トランプ氏関税で自動車業界に激震、価格上昇の可能性 株価下落

トランプ米大統領が26日、米国に輸入される全ての自動車と外国製自動車部品に25%の関税を課すと発表したことで、内外の自動車メーカーに衝撃が走った。写真はGMの電気自動車工場の組み立てロボット。カナダ・オンタリオ州インガソールで2022年12月撮影(2025年 ロイター/Carlos Osorio)
Nora Eckert Kalea Hall David Shepardson
[デトロイト/ワシントン 26日 ロイター] - トランプ米大統領が26日、米国に輸入される全ての自動車と外国製自動車部品に25%の関税を課すと発表したことで、内外の自動車メーカーに衝撃が走った。
今回の関税が長期にわたって継続された場合、米国で販売される一般的な車両の価格が数千ドル上昇する可能性があり、北米全域の自動車生産に支障をきたす恐れがある。調査会社グローバルデータによると、昨年米国で販売された自動車の半分近くは輸入車だった。
ゼネラルモーターズ(GM)の株価は引け後の時間外取引で8%下落した。フォードとステランティスの米国上場株はそれぞれ約4.5%下落した。アジアでは、トヨタ自動車、ホンダ、現代自動車が3─4%安となっている。
電気自動車(EV)大手テスラの株価は1.3%下落した。同社は米国で販売される全ての車両を国内で生産しているが、一部輸入部品を使用している。
トランプ氏は、今回の自動車関税はテスラにとって中立的かプラスに作用する可能性があるとの見解を示した。またテスラの最高経営責任者(CEO)であるイーロン・マスク氏から助言を受けていないと明言した。
マスク氏は、関税はテスラにも影響するとXに投稿した。別の投稿で、「海外から輸入するテスラ車の部品価格に影響を与える。コストへの影響は小さくない」と指摘した。
主要な外国自動車メーカーによる業界団体オートス・ドライブ・アメリカは、「(新たな関税は)米国で自動車を生産・販売するコストを押し上げ、最終的には価格上昇、消費者の選択肢の減少、米国での製造業における雇用減少につながる」との見解を示した。
オートフォーキャスト・ソリューションズのアナリスト、サム・フィオラニ氏は「カナダとメキシコの工場に数億ドル、数十億ドルを投資してきた企業は、今後数年とは言わないまでも、数四半期で利益が大幅に減少する可能性が高い」との見方を示した。
「これは全てを混乱させるため、われわれは販売と生産の予測を調整することになる」と語った。
コックス・オートモーティブは関税の詳細が発表される前に、免税措置がない場合、米国製自動車には3000ドル、カナダとメキシコ製自動車には6000ドルが上乗せされると予測していた。
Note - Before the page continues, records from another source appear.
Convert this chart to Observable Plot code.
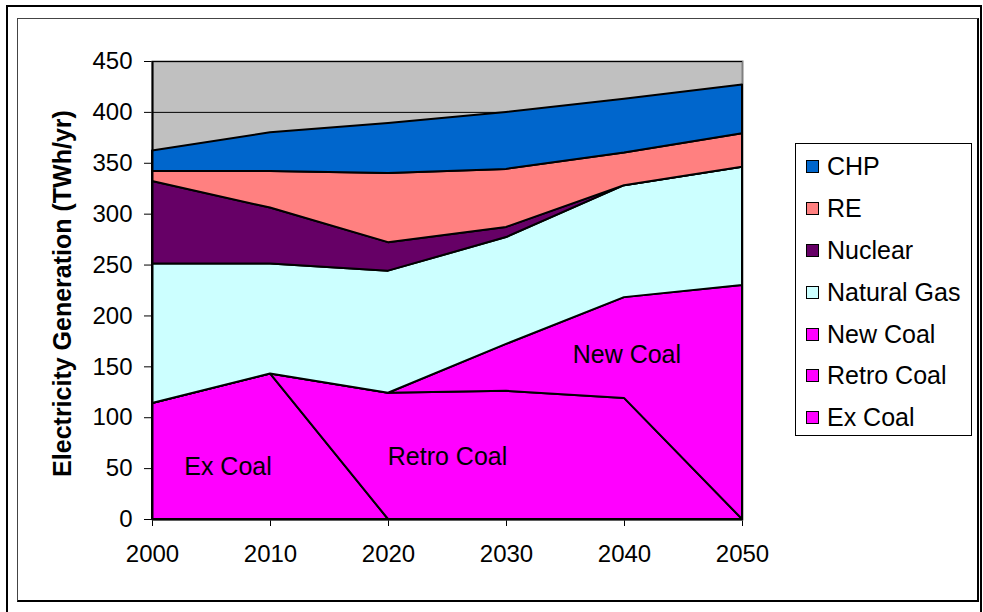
<!DOCTYPE html>
<html>
<head>
<meta charset="utf-8">
<script src="https://cdn.jsdelivr.net/npm/d3@7"></script>
<script src="https://cdn.jsdelivr.net/npm/@observablehq/plot@0.6"></script>
<style>
  html, body { margin: 0; padding: 0; background: #fff; }
  #wrap { position: relative; width: 983px; height: 612px; overflow: hidden; font-family: "Liberation Sans", Arial, sans-serif; }
  #outer { position: absolute; left: 6px; top: 5px; width: 976px; height: 620px; border: 2px solid #000; box-sizing: border-box; }
  #inner { position: absolute; left: 17px; top: 18px; width: 962px; height: 584px; border-left: 1px solid #444; border-top: 1px solid #444; border-right: 2px solid #000; border-bottom: 2px solid #000; box-sizing: border-box; }
  #chart { position: absolute; left: 0; top: 0; }
  #legend { position: absolute; left: 795px; top: 143px; width: 177px; height: 293px; border: 1px solid #000; box-sizing: border-box; background: #fff; }
  .item { position: absolute; left: 10px; height: 30px; display: flex; align-items: center; font-size: 25px; color: #000; white-space: nowrap; }
  .sw { width: 11px; height: 11px; border: 1.5px solid #000; margin-right: 8px; }
</style>
</head>
<body>
<div id="wrap">
  <div id="outer"></div>
  <div id="inner"></div>
  <div id="chart"></div>
  <div id="legend"></div>
</div>
<script>
// ---- data ----
const years = [2000, 2010, 2020, 2030, 2040, 2050];
const seriesNames = ["Ex Coal", "Retro Coal", "New Coal", "Natural Gas", "Nuclear", "RE", "CHP"];
const exCoal     = [114, 143, 0, 0, 0, 0];
const retroCoal  = [0, 0, 124, 126, 119, 0];
const newCoal    = [0, 0, 0, 46, 99, 230];
const naturalGas = [137, 108, 120, 105, 110, 116];
const nuclear    = [81, 55, 28, 10, 0, 0];
const re         = [10, 36, 68, 57, 32, 33];
const chp        = [20, 38, 49, 56, 53, 48];
const seriesColors = ["#FF00FF", "#FF00FF", "#FF00FF", "#CCFFFF", "#660066", "#FF8080", "#0066CC"];
const yTicks = [0, 50, 100, 150, 200, 250, 300, 350, 400, 450];
const legendOrder = ["CHP", "RE", "Nuclear", "Natural Gas", "New Coal", "Retro Coal", "Ex Coal"];
const areaLabels = ["Ex Coal", "Retro Coal", "New Coal"];
const areaLabelX = [2006.4, 2025, 2040.2];
const areaLabelY = [52, 61, 162];
const yTitle = "Electricity Generation (TWh/yr)";

// ---- build table ----
const valueArrays = [exCoal, retroCoal, newCoal, naturalGas, nuclear, re, chp];
const rows = [];
seriesNames.forEach((s, i) => {
  years.forEach((yr, j) => rows.push({series: s, year: yr, value: valueArrays[i][j]}));
});
const labelRows = areaLabels.map((t, i) => ({text: t, x: areaLabelX[i], y: areaLabelY[i]}));

const chart = Plot.plot({
  width: 983,
  height: 612,
  marginLeft: 152,
  marginRight: 241,
  marginTop: 61,
  marginBottom: 93,
  style: {fontFamily: "'Liberation Sans', Arial, sans-serif", fontSize: "24px", background: "transparent", color: "#000"},
  x: {domain: [2000, 2050], ticks: years, tickFormat: "d", tickSize: 7, tickPadding: 18, label: null},
  y: {domain: [0, 450], ticks: yTicks, tickSize: 8, tickPadding: 12, label: null},
  color: {domain: seriesNames, range: seriesColors, type: "ordinal"},
  marks: [
    Plot.frame({fill: "#C0C0C0", stroke: "#808080", strokeWidth: 2}),
    Plot.gridY(yTicks, {stroke: "#000", strokeOpacity: 1, strokeWidth: 1}),
    Plot.areaY(rows, Plot.stackY({x: "year", y: "value", fill: "series", z: "series", order: seriesNames, stroke: "#000", strokeWidth: 2, strokeLinejoin: "round"})),
    Plot.ruleX([2000], {stroke: "#000", strokeWidth: 2}),
    Plot.ruleY([0], {stroke: "#000", strokeWidth: 2}),
    Plot.text(labelRows, {x: "x", y: "y", text: "text", fontSize: 25, fill: "#000"}),
    Plot.text([yTitle], {frameAnchor: "left", textAnchor: "middle", rotate: -90, dx: -90, dy: 3, fontWeight: "bold", fontSize: 25, fill: "#000"})
  ]
});
document.getElementById("chart").appendChild(chart);

// ---- legend ----
const legend = document.getElementById("legend");
legendOrder.forEach((name, i) => {
  const idx = seriesNames.indexOf(name);
  const item = document.createElement("div");
  item.className = "item";
  item.style.top = (23.4 - 15 + i * 41.9 - 1) + "px";
  const sw = document.createElement("span");
  sw.className = "sw";
  sw.style.background = seriesColors[idx];
  const tx = document.createElement("span");
  tx.textContent = name;
  item.appendChild(sw);
  item.appendChild(tx);
  legend.appendChild(item);
});
</script>
</body>
</html>
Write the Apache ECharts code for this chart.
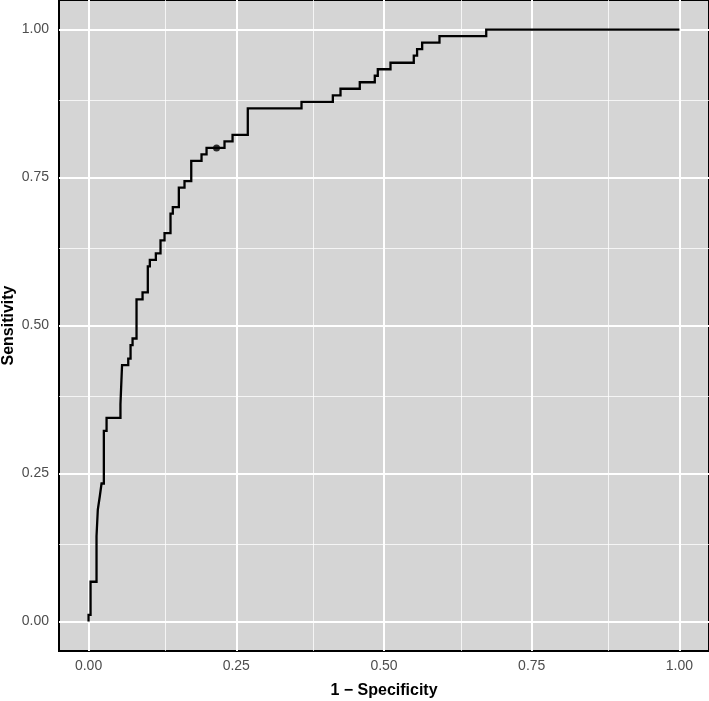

また、4月中旬までに「事実上全ての」北米自動車生産に混乱が生じ、1日当たりの生産台数が2万台(約30%)減少するとしていた。
実際には一時的な免除措置が導入されている。米・メキシコ・カナダ協定(USMCA)に基づき自動車を輸入する事業者は、米国内で生産された部品を使っていることを証明できれば、その分の関税を免除され海外製の部品に対してのみ関税が適用される。